Solch ein Regierungskurs
verlangt nach Einbindung der Gewerkschaften. Dafür steht die
überfällige Erhöhung des Mindestlohns auf zwölf Euro, die für
die Betroffenen wichtig, wenn auch nicht ausreichend, ist. Das war es
aber mit sozialen Zugeständnissen. Das Bürgergeld als Ersatz für
„Hartz IV“ ist nebulös, über die Höhe findet sich nichts. Klar
ist, das Sanktionsregime wird fortgeschrieben. Die Renten sollen zwar
nicht sinken, dafür werden die Rentenkassen dem Kapital vorgeworfen:
Die Deutsche Rentenversicherung kann und soll „ihre Reserven am
Kapitalmarkt reguliert“ anlegen.
Geld für Sozialklimbim ist
nicht da. An der Schuldenbremse wird nicht gerüttelt.

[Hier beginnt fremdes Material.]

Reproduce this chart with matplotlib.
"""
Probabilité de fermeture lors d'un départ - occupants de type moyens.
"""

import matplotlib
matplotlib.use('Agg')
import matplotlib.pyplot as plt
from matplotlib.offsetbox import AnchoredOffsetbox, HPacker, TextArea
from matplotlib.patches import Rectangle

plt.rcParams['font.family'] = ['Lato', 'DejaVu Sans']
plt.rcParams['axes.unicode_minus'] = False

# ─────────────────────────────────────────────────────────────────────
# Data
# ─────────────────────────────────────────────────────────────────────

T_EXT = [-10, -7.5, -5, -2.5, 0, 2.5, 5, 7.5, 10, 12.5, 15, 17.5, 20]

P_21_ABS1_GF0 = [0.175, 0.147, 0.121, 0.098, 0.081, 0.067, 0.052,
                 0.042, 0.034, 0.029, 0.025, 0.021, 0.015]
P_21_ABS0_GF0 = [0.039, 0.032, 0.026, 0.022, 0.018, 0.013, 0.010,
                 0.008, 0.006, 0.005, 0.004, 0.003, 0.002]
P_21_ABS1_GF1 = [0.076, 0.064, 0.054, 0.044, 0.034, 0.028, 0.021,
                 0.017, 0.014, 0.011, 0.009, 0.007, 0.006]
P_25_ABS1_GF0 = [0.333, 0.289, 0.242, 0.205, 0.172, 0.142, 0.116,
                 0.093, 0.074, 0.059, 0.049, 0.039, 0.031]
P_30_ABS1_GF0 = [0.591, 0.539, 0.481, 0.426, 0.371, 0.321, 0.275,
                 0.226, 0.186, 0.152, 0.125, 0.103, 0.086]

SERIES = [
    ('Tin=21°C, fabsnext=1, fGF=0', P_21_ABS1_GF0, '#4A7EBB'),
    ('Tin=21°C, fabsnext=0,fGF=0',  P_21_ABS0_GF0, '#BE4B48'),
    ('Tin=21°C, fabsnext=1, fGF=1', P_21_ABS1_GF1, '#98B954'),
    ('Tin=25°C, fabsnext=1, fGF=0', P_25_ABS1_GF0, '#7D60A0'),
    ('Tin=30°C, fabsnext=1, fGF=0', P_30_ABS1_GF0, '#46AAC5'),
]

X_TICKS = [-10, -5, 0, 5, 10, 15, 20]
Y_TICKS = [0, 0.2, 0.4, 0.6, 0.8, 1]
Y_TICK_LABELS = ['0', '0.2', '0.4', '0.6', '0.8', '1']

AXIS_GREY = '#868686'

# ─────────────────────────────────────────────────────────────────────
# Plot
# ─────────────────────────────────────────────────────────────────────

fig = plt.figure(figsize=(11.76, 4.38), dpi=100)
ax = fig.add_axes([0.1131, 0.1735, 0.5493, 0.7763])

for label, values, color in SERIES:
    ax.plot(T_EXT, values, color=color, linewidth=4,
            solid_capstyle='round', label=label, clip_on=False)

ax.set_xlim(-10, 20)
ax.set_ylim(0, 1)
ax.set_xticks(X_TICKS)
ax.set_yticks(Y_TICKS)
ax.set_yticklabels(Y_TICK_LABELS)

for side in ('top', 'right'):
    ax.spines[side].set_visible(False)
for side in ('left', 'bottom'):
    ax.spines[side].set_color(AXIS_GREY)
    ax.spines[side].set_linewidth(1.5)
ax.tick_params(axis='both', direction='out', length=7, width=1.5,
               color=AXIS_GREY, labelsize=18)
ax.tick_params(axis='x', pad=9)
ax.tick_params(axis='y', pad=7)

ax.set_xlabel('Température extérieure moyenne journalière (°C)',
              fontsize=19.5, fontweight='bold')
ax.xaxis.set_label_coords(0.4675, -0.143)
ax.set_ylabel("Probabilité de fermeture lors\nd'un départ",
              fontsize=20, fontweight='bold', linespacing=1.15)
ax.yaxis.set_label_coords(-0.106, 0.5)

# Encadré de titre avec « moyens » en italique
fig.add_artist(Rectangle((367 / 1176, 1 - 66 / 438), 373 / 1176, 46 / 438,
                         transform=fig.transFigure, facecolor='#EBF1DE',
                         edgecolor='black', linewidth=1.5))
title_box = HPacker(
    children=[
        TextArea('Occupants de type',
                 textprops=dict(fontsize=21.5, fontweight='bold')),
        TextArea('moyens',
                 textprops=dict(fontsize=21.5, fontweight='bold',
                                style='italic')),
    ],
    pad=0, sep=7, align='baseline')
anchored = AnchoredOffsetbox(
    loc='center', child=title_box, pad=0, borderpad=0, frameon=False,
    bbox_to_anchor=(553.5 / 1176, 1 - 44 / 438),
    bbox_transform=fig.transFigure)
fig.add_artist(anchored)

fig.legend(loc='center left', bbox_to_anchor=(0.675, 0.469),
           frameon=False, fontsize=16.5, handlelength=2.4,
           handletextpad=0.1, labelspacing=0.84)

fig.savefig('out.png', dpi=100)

„Substanzsteuern“, also Vermögenssteuern, soll es nicht geben,
die „Unternehmenssteuer“ soll nicht erhöht werden. Dem Kapital
werden „Superabschreibungen“ bei „Klimaschutz und
Digitalisierung“ versprochen. Mit anderen Worten: Die Steuerzahler
werden zur Kasse gebeten. Die Spaltung wird weiter vorangetrieben:
Einem Teil der Klasse werden Zugeständnisse mit dem Mindestlohn
gemacht, die Abgehängten werden weiter abgehängt.
Perfide
sind die Methoden, mit denen den Menschen vorgegaukelt wird, dass sie
über die Dinge demokratisch mit entscheiden könnten. Das Wahlalter
soll auf 16 Jahre gesenkt werden. Gleichzeitig gibt es eine
Kampfansage an fortschrittliche Kräfte. Der „Linksextremismus“
wird „als Form der Menschenfeindlichkeit“ mit „Antisemitismus,
Rassismus, Rechtsextremismus, Islamismus“ gleichgesetzt. Auch das
trägt die Unterschriften von SPD, Grünen und FDP.
Die Ampel
geht mit einem Papier, das für verschärfte Aggression nach innen
und außen steht, in die Koalitionsverhandlungen. Vieles erinnert an
die Verbrechen der Schröder-Fischer-Regierung. Damals gelang es
nicht, ausreichend gegen Krieg und Hartz IV zu mobilisieren. Es ist
höchste Zeit, vor allem auch gewerkschaftliche Bewegung gegen die
erwartbaren Angriffe zu formieren, damit der gefährliche Kriegskurs
gegen Russland und China gestoppt wird und die Menschen in diesem
reichen Land im Winter heizen und essen können.